SHORT EXERCISE - Transcribe everything in the data word for word. Pictures are left out.

MATERIAL PROVIDED -
»»

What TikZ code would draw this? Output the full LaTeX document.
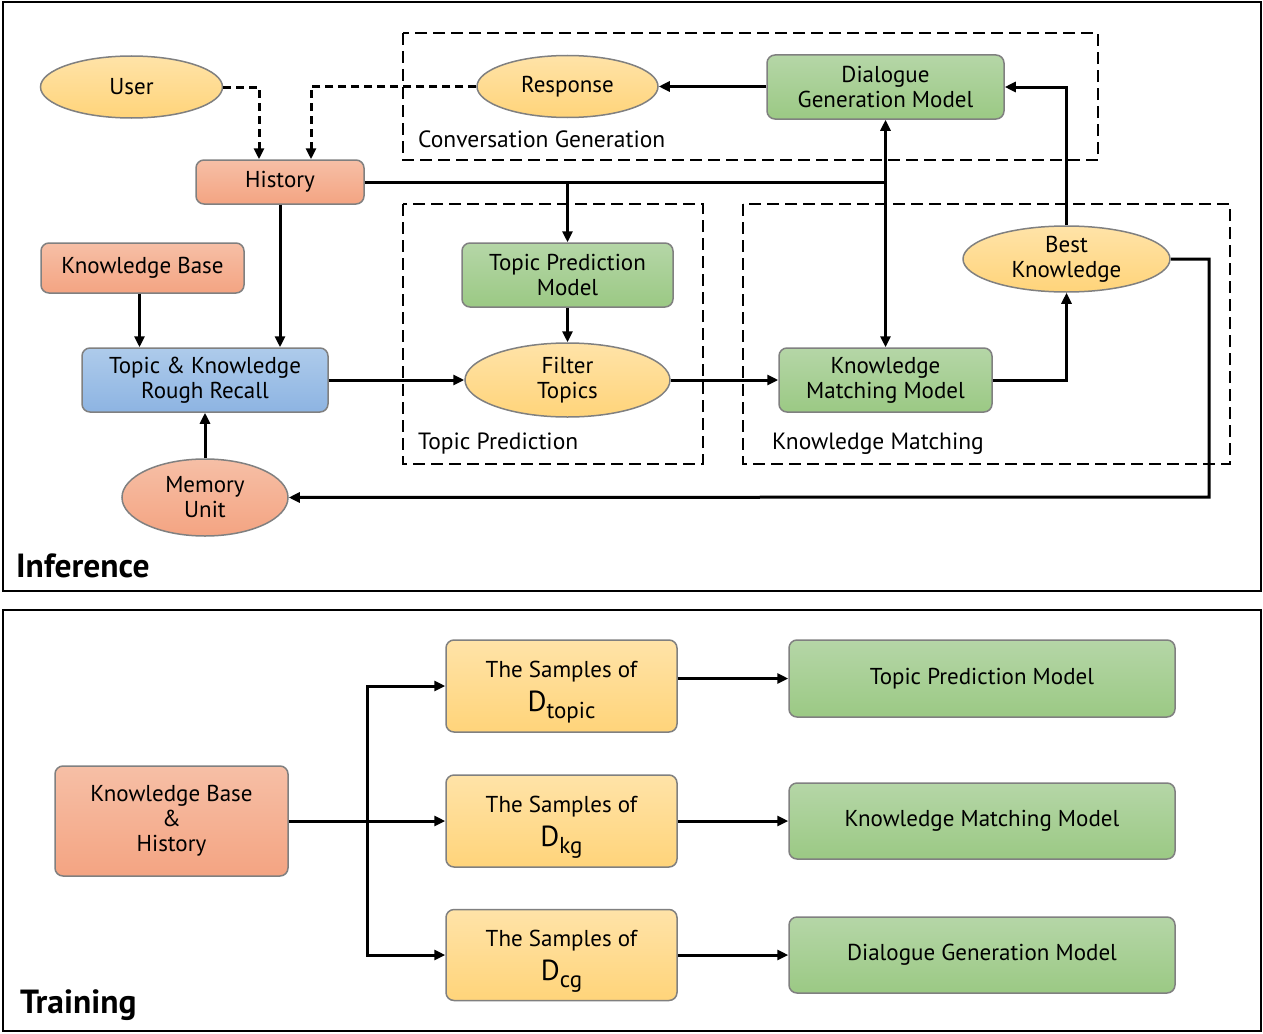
\documentclass[tikz,border=0pt]{standalone}
\usepackage{fontspec}
\setmainfont{PT Sans}
\usetikzlibrary{arrows.meta,shapes.geometric}
\definecolor{ytop}{HTML}{FFE3A8}
\definecolor{ybot}{HTML}{FFD47A}
\definecolor{stop}{HTML}{F6BFA6}
\definecolor{sbot}{HTML}{F4A482}
\definecolor{gtop}{HTML}{B5D6A7}
\definecolor{gbot}{HTML}{9BC984}
\definecolor{btop}{HTML}{AECBEB}
\definecolor{bbot}{HTML}{8DB4E2}
\definecolor{bord}{HTML}{808080}
\newcommand{\bigD}[1]{{\fontsize{29}{29}\selectfont D}\raisebox{-7pt}[0pt][0pt]{#1}}
\tikzset{
  base/.style={draw=bord, line width=1.5pt, align=center, inner sep=0pt,
    font=\fontsize{23}{25}\selectfont},
  rbox/.style={base, rectangle, rounded corners=8pt},
  ell/.style={base, ellipse},
  yel/.style={top color=ytop, bottom color=ybot},
  sal/.style={top color=stop, bottom color=sbot},
  grn/.style={top color=gtop, bottom color=gbot},
  blu/.style={top color=btop, bottom color=bbot},
  arr/.style={line width=3pt, -{Triangle[length=11pt,width=10pt]}},
  conn/.style={line width=3pt},
  darr/.style={line width=3pt, dash pattern=on 8pt off 5pt, -{Triangle[length=11pt,width=10pt]}},
  group/.style={line width=1.5pt, dash pattern=on 12pt off 6pt},
  frame/.style={line width=2pt},
  glabel/.style={anchor=west, inner sep=0pt, font=\fontsize{23.5}{25}\selectfont},
  title/.style={anchor=west, inner sep=0pt, font=\bfseries\fontsize{33.5}{36}\selectfont},
}
\begin{document}
\begin{tikzpicture}[x=1pt,y=-1pt]
\useasboundingbox (0,0) rectangle (1263,1033);
% frames
\draw[frame] (3,2) rectangle (1261,591);
\draw[frame] (3,610) rectangle (1261,1031);
% dashed groups
\draw[group] (403,33) rectangle (1098,160);
\draw[group] (403,204) rectangle (703,464);
\draw[group] (743,204) rectangle (1230,464);
\node[glabel] (lcg) at (418,139) {Conversation Generation};
\node[glabel] (ltp) at (418,444) {Topic Prediction};
\node[glabel] (lkm) at (772,444) {Knowledge Matching};
\node[title] (tinf) at (16,566) {Inference};
\node[title] (ttr) at (20,1005) {Training};
% inference nodes
\node[ell, yel, minimum width=182pt, minimum height=62pt] (user) at (131.5,87) {User};
\node[ell, yel, minimum width=181pt, minimum height=62pt] (resp) at (567.5,86.5) {Response};
\node[rbox, grn, minimum width=237pt, minimum height=64pt] (dgm) at (885.5,87) {Dialogue\\Generation Model};
\node[rbox, sal, minimum width=168pt, minimum height=44pt] (hist) at (280,182) {History};
\node[rbox, sal, minimum width=203pt, minimum height=50pt] (kb) at (142.5,268) {Knowledge Base};
\node[rbox, blu, minimum width=246pt, minimum height=64pt] (rr) at (205,380) {Topic \& Knowledge\\Rough Recall};
\node[ell, sal, minimum width=166pt, minimum height=77pt] (mem) at (205,497.5) {Memory\\Unit};
\node[rbox, grn, minimum width=211pt, minimum height=64pt] (tpm) at (567.5,275) {Topic Prediction\\Model};
\node[ell, yel, minimum width=205pt, minimum height=74pt] (ft) at (567.5,380) {Filter\\Topics};
\node[rbox, grn, minimum width=213pt, minimum height=64pt] (kmm) at (885.5,380) {Knowledge\\Matching Model};
\node[ell, yel, minimum width=207pt, minimum height=66pt] (bk) at (1066.5,259) {Best\\Knowledge};
% inference connectors
\draw[darr] (user.east) -| ([xshift=-21pt]hist.north);
\draw[darr] (resp.west) -| ([xshift=31pt]hist.north);
\draw[arr] (dgm.west |- resp.east) -- (resp.east);
\draw[conn] (hist.east) -- (hist.east -| dgm.south);
\draw[arr] (hist.east -| tpm.north) -- (tpm.north);
\draw[arr] (hist.east -| dgm.south) -- (dgm.south);
\draw[arr] (hist.east -| kmm.north) -- (kmm.north);
\draw[arr] ([xshift=-3pt]kb.south) -- ([xshift=-3pt]kb.south |- rr.north);
\draw[arr] (hist.south) -- (hist.south |- rr.north);
\draw[arr] (mem.north) -- (rr.south);
\draw[arr] (rr.east) -- (ft.west);
\draw[arr] (tpm.south) -- (ft.north);
\draw[arr] (ft.east) -- (kmm.west);
\draw[arr] (kmm.east) -| (bk.south);
\draw[arr] (bk.north) |- (dgm.east);
\coordinate (fb) at (1209,497);
\draw[arr] (bk.east) -| (fb) -- (mem.east);
% training nodes
\node[rbox, sal, minimum width=233pt, minimum height=110pt] (kbh) at (171.5,821) {Knowledge Base\\\&\\History};
\node[rbox, yel, minimum width=231pt, minimum height=92pt] (s1) at (561.5,686) {The Samples of\\[8pt]\bigD{topic}};
\node[rbox, yel, minimum width=231pt, minimum height=92pt] (s2) at (561.5,821) {The Samples of\\[8pt]\bigD{kg}};
\node[rbox, yel, minimum width=231pt, minimum height=91pt] (s3) at (561.5,955) {The Samples of\\[8pt]\bigD{cg}};
\node[rbox, grn, minimum width=386pt, minimum height=77pt] (m1) at (982,678.5) {Topic Prediction Model};
\node[rbox, grn, minimum width=386pt, minimum height=76pt] (m2) at (982,821) {Knowledge Matching Model};
\node[rbox, grn, minimum width=386pt, minimum height=76pt] (m3) at (982,955) {Dialogue Generation Model};
% training connectors
\coordinate (split) at (367,821);
\draw[arr] (kbh.east) -- (s2.west);
\draw[arr] (split) |- (s1.west);
\draw[arr] (split) |- (s3.west);
\draw[arr] (s1.east |- m1.west) -- (m1.west);
\draw[arr] (s2.east) -- (m2.west);
\draw[arr] (s3.east) -- (m3.west);
\end{tikzpicture}
\end{document}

««

TASK RESPONSE -
What TikZ code would draw this? Output the full LaTeX document.
\documentclass[tikz,border=0pt]{standalone}
\usepackage{fontspec}
\setmainfont{PT Sans}
\usetikzlibrary{arrows.meta,shapes.geometric}
\definecolor{ytop}{HTML}{FFE3A8}
\definecolor{ybot}{HTML}{FFD47A}
\definecolor{stop}{HTML}{F6BFA6}
\definecolor{sbot}{HTML}{F4A482}
\definecolor{gtop}{HTML}{B5D6A7}
\definecolor{gbot}{HTML}{9BC984}
\definecolor{btop}{HTML}{AECBEB}
\definecolor{bbot}{HTML}{8DB4E2}
\definecolor{bord}{HTML}{808080}
\newcommand{\bigD}[1]{{\fontsize{29}{29}\selectfont D}\raisebox{-7pt}[0pt][0pt]{#1}}
\tikzset{
  base/.style={draw=bord, line width=1.5pt, align=center, inner sep=0pt,
    font=\fontsize{23}{25}\selectfont},
  rbox/.style={base, rectangle, rounded corners=8pt},
  ell/.style={base, ellipse},
  yel/.style={top color=ytop, bottom color=ybot},
  sal/.style={top color=stop, bottom color=sbot},
  grn/.style={top color=gtop, bottom color=gbot},
  blu/.style={top color=btop, bottom color=bbot},
  arr/.style={line width=3pt, -{Triangle[length=11pt,width=10pt]}},
  conn/.style={line width=3pt},
  darr/.style={line width=3pt, dash pattern=on 8pt off 5pt, -{Triangle[length=11pt,width=10pt]}},
  group/.style={line width=1.5pt, dash pattern=on 12pt off 6pt},
  frame/.style={line width=2pt},
  glabel/.style={anchor=west, inner sep=0pt, font=\fontsize{23.5}{25}\selectfont},
  title/.style={anchor=west, inner sep=0pt, font=\bfseries\fontsize{33.5}{36}\selectfont},
}
\begin{document}
\begin{tikzpicture}[x=1pt,y=-1pt]
\useasboundingbox (0,0) rectangle (1263,1033);
% frames
\draw[frame] (3,2) rectangle (1261,591);
\draw[frame] (3,610) rectangle (1261,1031);
% dashed groups
\draw[group] (403,33) rectangle (1098,160);
\draw[group] (403,204) rectangle (703,464);
\draw[group] (743,204) rectangle (1230,464);
\node[glabel] (lcg) at (418,139) {Conversation Generation};
\node[glabel] (ltp) at (418,444) {Topic Prediction};
\node[glabel] (lkm) at (772,444) {Knowledge Matching};
\node[title] (tinf) at (16,566) {Inference};
\node[title] (ttr) at (20,1005) {Training};
% inference nodes
\node[ell, yel, minimum width=182pt, minimum height=62pt] (user) at (131.5,87) {User};
\node[ell, yel, minimum width=181pt, minimum height=62pt] (resp) at (567.5,86.5) {Response};
\node[rbox, grn, minimum width=237pt, minimum height=64pt] (dgm) at (885.5,87) {Dialogue\\Generation Model};
\node[rbox, sal, minimum width=168pt, minimum height=44pt] (hist) at (280,182) {History};
\node[rbox, sal, minimum width=203pt, minimum height=50pt] (kb) at (142.5,268) {Knowledge Base};
\node[rbox, blu, minimum width=246pt, minimum height=64pt] (rr) at (205,380) {Topic \& Knowledge\\Rough Recall};
\node[ell, sal, minimum width=166pt, minimum height=77pt] (mem) at (205,497.5) {Memory\\Unit};
\node[rbox, grn, minimum width=211pt, minimum height=64pt] (tpm) at (567.5,275) {Topic Prediction\\Model};
\node[ell, yel, minimum width=205pt, minimum height=74pt] (ft) at (567.5,380) {Filter\\Topics};
\node[rbox, grn, minimum width=213pt, minimum height=64pt] (kmm) at (885.5,380) {Knowledge\\Matching Model};
\node[ell, yel, minimum width=207pt, minimum height=66pt] (bk) at (1066.5,259) {Best\\Knowledge};
% inference connectors
\draw[darr] (user.east) -| ([xshift=-21pt]hist.north);
\draw[darr] (resp.west) -| ([xshift=31pt]hist.north);
\draw[arr] (dgm.west |- resp.east) -- (resp.east);
\draw[conn] (hist.east) -- (hist.east -| dgm.south);
\draw[arr] (hist.east -| tpm.north) -- (tpm.north);
\draw[arr] (hist.east -| dgm.south) -- (dgm.south);
\draw[arr] (hist.east -| kmm.north) -- (kmm.north);
\draw[arr] ([xshift=-3pt]kb.south) -- ([xshift=-3pt]kb.south |- rr.north);
\draw[arr] (hist.south) -- (hist.south |- rr.north);
\draw[arr] (mem.north) -- (rr.south);
\draw[arr] (rr.east) -- (ft.west);
\draw[arr] (tpm.south) -- (ft.north);
\draw[arr] (ft.east) -- (kmm.west);
\draw[arr] (kmm.east) -| (bk.south);
\draw[arr] (bk.north) |- (dgm.east);
\coordinate (fb) at (1209,497);
\draw[arr] (bk.east) -| (fb) -- (mem.east);
% training nodes
\node[rbox, sal, minimum width=233pt, minimum height=110pt] (kbh) at (171.5,821) {Knowledge Base\\\&\\History};
\node[rbox, yel, minimum width=231pt, minimum height=92pt] (s1) at (561.5,686) {The Samples of\\[8pt]\bigD{topic}};
\node[rbox, yel, minimum width=231pt, minimum height=92pt] (s2) at (561.5,821) {The Samples of\\[8pt]\bigD{kg}};
\node[rbox, yel, minimum width=231pt, minimum height=91pt] (s3) at (561.5,955) {The Samples of\\[8pt]\bigD{cg}};
\node[rbox, grn, minimum width=386pt, minimum height=77pt] (m1) at (982,678.5) {Topic Prediction Model};
\node[rbox, grn, minimum width=386pt, minimum height=76pt] (m2) at (982,821) {Knowledge Matching Model};
\node[rbox, grn, minimum width=386pt, minimum height=76pt] (m3) at (982,955) {Dialogue Generation Model};
% training connectors
\coordinate (split) at (367,821);
\draw[arr] (kbh.east) -- (s2.west);
\draw[arr] (split) |- (s1.west);
\draw[arr] (split) |- (s3.west);
\draw[arr] (s1.east |- m1.west) -- (m1.west);
\draw[arr] (s2.east) -- (m2.west);
\draw[arr] (s3.east) -- (m3.west);
\end{tikzpicture}
\end{document}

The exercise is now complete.